Silent Valley: Mansion Mystery HD is pretty much pure adventure. You'll experience environmental puzzles throughout the game and you'll need to pick up lots of objects in the environment to get through the game, but I don't recall any actual hidden object scenes. The puzzles I came across were often odd. In one, I came across a child's toy that depicted a farm scene. Your goal here is to make cheese, but nothing about your situation really told you that or how to go about doing it other than the question mark that simply said you must make cheese, or something like that. Another puzzle had you line up objects on a wheel according to their color. Still another one had you trying to light up totems by outlining them correctly. One of the more obscure puzzles aside from the child's farm was one where you open a cabinet to discover a grouping of flags from various countries and the foods that might come from these countries. You must match the foods to the flags and if you don't know your flags, you are pretty much screwed because some of the food items weren't that obvious. Another puzzle had you going through a pile of door knocker halves and matching them all up. The remaining one was the one you needed. Another puzzle had you connecting circuits to deactivate an alarm, and another had you encounter a soldered shut door. The question mark here wouldn't activate to tell me what I needed to do next and I had forgotten that I had picked up a soldering gun much earlier. The Hint button simply directed me to the door panel. Only through trial and error did I get to the soldering gun and then even while using it, you had to hit the exact spot to get it to work. There's also a puzzle involving dates and names and unless you were paying a lot of attention and writing info down while you were looking at tombstones in the cemetery, you'll have to simply try all of the date combinations listed in your diary. To me, this just isn't fun.

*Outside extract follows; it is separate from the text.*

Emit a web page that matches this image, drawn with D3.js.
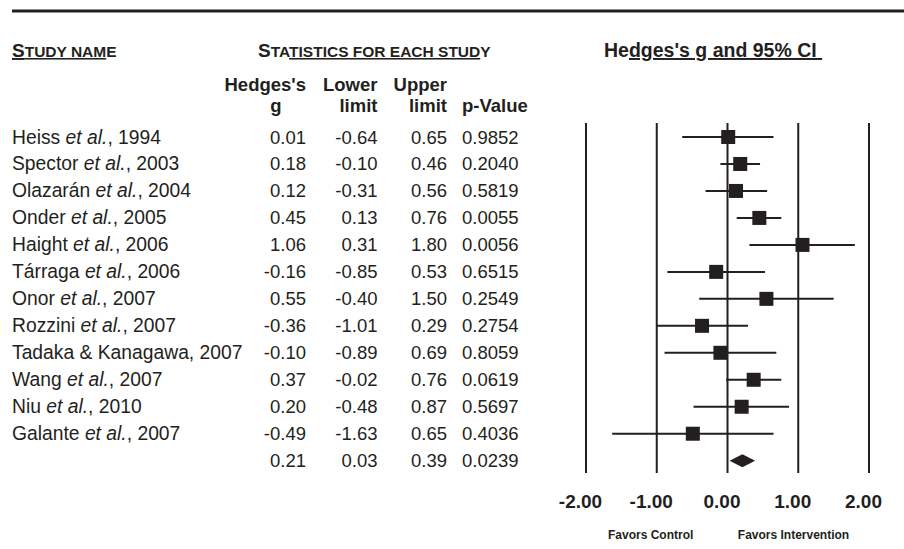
<!DOCTYPE html>
<html>
<head>
<meta charset="utf-8">
<script src="https://cdn.jsdelivr.net/npm/d3@7"></script>
<style>
  body { margin: 0; background: #fff; }
  svg { display: block; font-family: "Liberation Sans", Arial, Helvetica, sans-serif; }
  .ink { fill: #231f20; }
</style>
</head>
<body>
<svg id="chart" width="904" height="549"></svg>
<script>
// data
const studies = [
  "Heiss et al., 1994", "Spector et al., 2003", "Olazarán et al., 2004",
  "Onder et al., 2005", "Haight et al., 2006", "Tárraga et al., 2006",
  "Onor et al., 2007", "Rozzini et al., 2007", "Tadaka & Kanagawa, 2007",
  "Wang et al., 2007", "Niu et al., 2010", "Galante et al., 2007"
];
const hedgesG = [0.01, 0.18, 0.12, 0.45, 1.06, -0.16, 0.55, -0.36, -0.10, 0.37, 0.20, -0.49];
const lowerLimit = [-0.64, -0.10, -0.31, 0.13, 0.31, -0.85, -0.40, -1.01, -0.89, -0.02, -0.48, -1.63];
const upperLimit = [0.65, 0.46, 0.56, 0.76, 1.80, 0.53, 1.50, 0.29, 0.69, 0.76, 0.87, 0.65];
const pValues = ["0.9852", "0.2040", "0.5819", "0.0055", "0.0056", "0.6515", "0.2549",
  "0.2754", "0.8059", "0.0619", "0.5697", "0.4036"];
const summary = {g: 0.21, lower: 0.03, upper: 0.39, p: "0.0239"};
const axisTicks = [-2, -1, 0, 1, 2];

const svg = d3.select("#chart");
const ink = "#231f20";

const x = d3.scaleLinear().domain([-2, 2]).range([586, 869]);
const y = d3.scalePoint().domain(d3.range(studies.length + 1)).range([137, 460.7]);

// top rule
svg.append("line")
  .attr("x1", 12).attr("x2", 904).attr("y1", 11).attr("y2", 11)
  .attr("stroke", ink).attr("stroke-width", 3);

// small-caps section headers, underline only on part like in the figure
function smallCaps(x0, parts) {
  const t = svg.append("text").attr("x", x0).attr("y", 57)
    .attr("class", "ink").style("font-weight", "bold");
  parts.forEach(p => {
    t.append("tspan")
      .style("font-size", p.big ? "19px" : "15.5px")
      .style("text-decoration", p.u ? "underline" : null)
      .text(p.s);
  });
}
smallCaps(12, [{s: "S", big: 1, u: 1}, {s: "TUDY NAM", u: 1}, {s: "E"}]);
smallCaps(258, [{s: "S", big: 1}, {s: "TA"}, {s: "TISTICS FOR EACH STUD", u: 1}, {s: "Y"}]);

const ht = svg.append("text").attr("x", 604).attr("y", 57)
  .attr("class", "ink").style("font-weight", "bold").style("font-size", "19.5px");
ht.append("tspan").text("He");
ht.append("tspan").style("text-decoration", "underline").text("dges's g and 95% CI\u00a0");

// column headers
const cols = [
  {x: 306, anchor: "end"},
  {x: 377.5, anchor: "end"},
  {x: 447, anchor: "end"},
  {x: 462, anchor: "start"}
];
const head1 = ["Hedges's", "Lower", "Upper", ""];
const head2 = ["g", "limit", "limit", "p-Value"];
const hdr = svg.append("g").attr("class", "ink")
  .style("font-weight", "bold").style("font-size", "18.5px");
hdr.selectAll(".h1").data(head1).join("text")
  .attr("x", (d, i) => cols[i].x).attr("y", 91)
  .attr("text-anchor", (d, i) => cols[i].anchor).text(d => d);
hdr.selectAll(".h2").data(head2).join("text")
  .attr("x", (d, i) => i === 0 ? 276 : cols[i].x).attr("y", 112)
  .attr("text-anchor", (d, i) => i === 0 ? "middle" : cols[i].anchor).text(d => d);

// table rows
const rows = studies.map((s, i) => ({
  name: s, g: hedgesG[i], lo: lowerLimit[i], hi: upperLimit[i], p: pValues[i]
}));
const allRows = rows.concat([{name: "", g: summary.g, lo: summary.lower, hi: summary.upper, p: summary.p}]);

const tbl = svg.append("g").attr("class", "ink").style("font-size", "18.5px");
allRows.forEach((r, i) => {
  const yy = y(i) + 6.5;
  const nm = tbl.append("text").attr("x", 12).attr("y", yy).style("font-size", "19.3px");
  const k = r.name.indexOf("et al.");
  if (k >= 0) {
    nm.append("tspan").text(r.name.slice(0, k));
    nm.append("tspan").style("font-style", "italic").text("et al.");
    nm.append("tspan").text(r.name.slice(k + 6));
  } else {
    nm.text(r.name);
  }
  [r.g.toFixed(2), r.lo.toFixed(2), r.hi.toFixed(2), r.p].forEach((v, c) => {
    tbl.append("text").attr("x", cols[c].x).attr("y", yy)
      .attr("text-anchor", cols[c].anchor).text(v);
  });
});

// forest plot: vertical reference lines
const plot = svg.append("g");
plot.selectAll(".grid").data(axisTicks).join("line")
  .attr("x1", d => x(d)).attr("x2", d => x(d))
  .attr("y1", 123).attr("y2", 473)
  .attr("stroke", ink).attr("stroke-width", 2);

// confidence intervals and point estimates
plot.selectAll(".ci").data(rows).join("line")
  .attr("x1", d => x(d.lo)).attr("x2", d => x(d.hi))
  .attr("y1", (d, i) => y(i)).attr("y2", (d, i) => y(i))
  .attr("stroke", ink).attr("stroke-width", 2);

const box = 14;
plot.selectAll(".pt").data(rows).join("rect")
  .attr("x", d => x(d.g) - box / 2).attr("y", (d, i) => y(i) - box / 2)
  .attr("width", box).attr("height", box)
  .attr("fill", ink);

// summary diamond
const sy = y(studies.length);
plot.append("path")
  .attr("d", `M${x(summary.lower)},${sy}L${x(summary.g)},${sy - 6.5}L${x(summary.upper)},${sy}L${x(summary.g)},${sy + 6.5}Z`)
  .attr("fill", ink);

// axis labels (plain hyphen like the figure)
const ax = svg.append("g").attr("transform", "translate(0,490)")
  .call(d3.axisBottom(x).tickValues(axisTicks).tickSize(0).tickPadding(0)
    .tickFormat(d => d.toFixed(2)));
ax.select(".domain").remove();
ax.selectAll("text")
  .attr("dx", -6).attr("dy", 0).attr("y", 18)
  .attr("fill", ink)
  .style("font-family", "'Liberation Sans', Arial, sans-serif")
  .style("font-size", "19px").style("font-weight", "bold");

svg.append("g").attr("class", "ink")
  .style("font-size", "12px").style("font-weight", "bold")
  .selectAll("text").data([["Favors Control", 650.7], ["Favors Intervention", 793.5]]).join("text")
  .attr("x", d => d[1]).attr("y", 538.5).attr("text-anchor", "middle").text(d => d[0]);
</script>
</body>
</html>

All throughout Silent Valley: Mansion Mystery HD, I just felt like the game gave me no true direction. Sure, I could keep hitting the Hint button to see where to go, but I wasn't compelled to see the story through to the bitter end or even what happened to the characters. The Strategy Guide didn't give me much help either. Sure, there were notations, but it wasn't super useful. I must also mention that there are 20 grey bird feathers located in and around the areas of the game. Typically, these would be optional pickups that earn you some Achievement, but the game insists that you pick them up. Basically, if you look inside of a basket and there is a needed object and a feather, if you pick up the object, the game will stay focused on the basket until you snag the feather. I liked having the running total of how many feathers I had and still needed on the HUD though, as it told me how much longer I had left in the game. When I neared the requisite 20 feathers, I was glad the game was almost over; however you actually have to use those feathers to complete the game by creating an Indian headdress to save your husband's life. Huh? Again, it didn't really make sense to me.


There are three levels of difficulty in Silent Valley: Mansion Mystery HD: Casual Mode, Advanced Mode and Extreme Mode. Casual Mode provides you with a fairly quick recharge on your Hint and Skip buttons (which you will need), while also making active zones sparkles. In Advanced Mode, your Hint and Skip recharge will be a bit slower and the game does not indicate any active zones. Finally, in Extreme Mode, the Hint and Skip button are disabled altogether and your active zones won't be indicated, either. Since I found Silent Valley: Mansion Mystery HD to be directionless and confusing enough on the Casual Mode, Advanced and Extreme Modes are only for those who are really looking for a challenge… or simply want to torture themselves.

Game Mechanics:

Silent Valley: Mansion Mystery HD requires lots of gestures aside from the standard tapping gesture in games of this type. You'll use a sawing gesture to cut or a swiping gesture to use the wrench. You'll slide a razor blade back and forth to cut rope or slide your finger up and down to fill a raft with an air pump. This one was particularly frustrating, since you have to hit the exact spot and it took a few annoying tries before I got the thing filled. This happened other times, but the raft stood out in my mind more than the others.

Overall, I just wasn't invested in Silent Valley: Mansion Mystery HD. I didn't enjoy the gameplay or the story, so I didn't enjoy the game. Vogat puts out a lot of games, and some hit it out of the park, like Temptation, but this one just didn't do anything for me. If you can play a demo, I recommend doing that before fully investing yourself in the game because you should know pretty quickly whether you like it or not. I just wasn't one of the folks who liked it.